14 納税猶予の取消事由である「総収入金額が零となった場合」について、総収入金額の範囲から営業外収益及び特別利益を除外する。

経済産業大臣による事前確認制度の廃止(上記⑪)については、平成25年4月1日より適用され、その他の改正については所要の経過措置を講じた上で、平成27年1月1日以後に相続若しくは遺贈又は贈与により取得する財産に係る相続税又は贈与税について適用されます。

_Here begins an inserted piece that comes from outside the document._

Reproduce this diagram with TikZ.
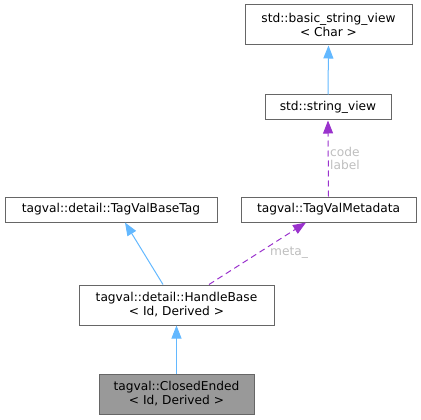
\documentclass[tikz,border=0pt]{standalone}
\usepackage{fontspec}
\setmainfont{DejaVu Sans}
\usetikzlibrary{arrows.meta}
\definecolor{inh}{HTML}{63B8FF}
\definecolor{usage}{HTML}{9A32CD}
\definecolor{lbl}{HTML}{BEBEBE}
\definecolor{bord}{HTML}{666666}
\definecolor{cur}{HTML}{999999}
\begin{document}
\begin{tikzpicture}[x=1pt,y=-1pt,
  cls/.style={draw=bord,line width=1pt,fill=white,inner sep=0pt,font=\fontsize{12.2}{14}\selectfont,align=center},
  inharrow/.style={draw=inh,line width=1pt,-{Triangle[length=13pt,width=10pt]}},
  usearrow/.style={draw=usage,line width=1pt,dash pattern=on 6pt off 4pt,-{Triangle[length=13pt,width=10pt]}},
  elabel/.style={text=lbl,font=\fontsize{12.2}{13}\selectfont,inner sep=0pt,align=left}]
\useasboundingbox (0,0) rectangle (421,420);
\node[cls,minimum width=167pt,minimum height=40pt] (bsv) at (328.5,25) {std::basic\_string\_view\\{<} Char {>}};
\node[cls,minimum width=126pt,minimum height=25pt] (sv) at (328,107.5) {std::string\_view};
\node[cls,minimum width=212pt,minimum height=25pt] (base) at (111,209.5) {tagval::detail::TagValBaseTag};
\node[cls,minimum width=175pt,minimum height=25pt] (meta) at (328.5,209.5) {tagval::TagValMetadata};
\node[cls,minimum width=195pt,minimum height=40pt] (hb) at (176.5,305) {tagval::detail::HandleBase\\{<} Id, Derived {>}};
\node[cls,fill=cur,minimum width=155pt,minimum height=40pt] (ce) at (176.5,394) {tagval::ClosedEnded\\{<} Id, Derived {>}};
\draw[inharrow] (sv.north) -- (bsv.south);
\draw[usearrow] (meta.north) -- (sv.south);
\node[elabel,anchor=west] (lcode) at (330,158) {code\\label};
\draw[inharrow] (hb.north -| 163,0) -- (base.south -| 125,0);
\draw[usearrow] (hb.north -| 209,0) -- (meta.south -| 306,0);
\node[elabel,anchor=west] (lmeta) at (270,253) {meta\_};
\draw[inharrow] (ce.north) -- (hb.south);
\end{tikzpicture}
\end{document}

<非上場株式等の贈与税・相続税の納税猶予制度の改正前後の要件等の一覧表>
改正内容 改正前 改正後 相続税 贈与税
経営継承相続人等の要件 後継者は、先代経営者の親族に限定 先代経営者の親族外継承を対象化
贈与者の要件 贈与時において役員でないこと 贈与時において代表権を有していないこと
経営贈与承継期間内に贈与者が役員になって給与を受けた場合 贈与税の納税猶予の取消事由に該当 贈与税の納税猶予の取消事由に該当しない(有給役員として残留可)
経済産業大臣の認定の有効期間(5年間)における常時使用従業員数 雇用の8割以上を「5年間毎年」維持 雇用の8割以上を「5年間平均」で評価
民事再生計画の認可決定等があった場合 相続・贈与から5年後以降は、後継者の死亡又は会社倒産により納税免除 その時点における株式等の価額に基づき納税猶予税額を再計算し、その税額の納税猶予を継続する(一部免除)
被相続人の債務及び葬式費用 特例非上場株式等の価額から控除 特例非上場株式等以外の相続財産から控除
株券不発行会社 原則として株券を発行し、担保(法務局に供託)に供すること 株券の発行をしなくても、納税猶予の適用を認める
雇用確保要件が満たされないために認定が取り消された場合 納税猶予税額を全額金銭納付する 納税猶予税額について、延納又は物納の適用を選択することができる (延納のみ)
経済産業大臣の認定有効期間(5年間)の経過後に納税猶予税額の全部又は一部を納付する場合 納税猶予期間を含む全期間における利子税を納付しなければならない 納税猶予期間(5年間)中の利子税を免除する
(注)
経済産業大臣による事前確認制度 制度利用の前に、「認定」に加えて「事前確認」を要する 「事前確認」制度を廃止する
上場株式等(1銘柄につき3%以上)を認定会社である資産保有型会社等が保有する場合 納税猶予税額の計算上、当該上場株式等相当額を含めて計算する 納税猶予税額の計算上、当該上場株式等相当額を含めず計算する
その1・適用対象となる資産保有型会社等の要件(常時使用従業員数が5人以上とする要件) 経営承継相続人等と生計を一にする親族を含む従業員数で判定 経営承継相続人等と生計を一につする親族以外の従業員数で判定
その2・適用対象となる資産保有型会社等の要件(3年以上継続して行う商品販売等における「資産の貸付け」の範囲) 制限なし 経営承継相続人等の同族関係者等に対する貸付けを除外
総収入金額が零となった場合 総収入金額は営業外収益及び特別利益を含めて判定 総収入金額の範囲から営業外収益及び特別利益を除外

(注)納税税猶予税額の全部又は一部を納付する場合の利子税は、「延滞税等の見直し」により、納税猶予期間中の利子税の割合が年0.9%(特例基準割合が2%の場合)に引き下げられます。

※本サイトに掲載の内容は、令和2年7月現在の法令に基づき作成しております。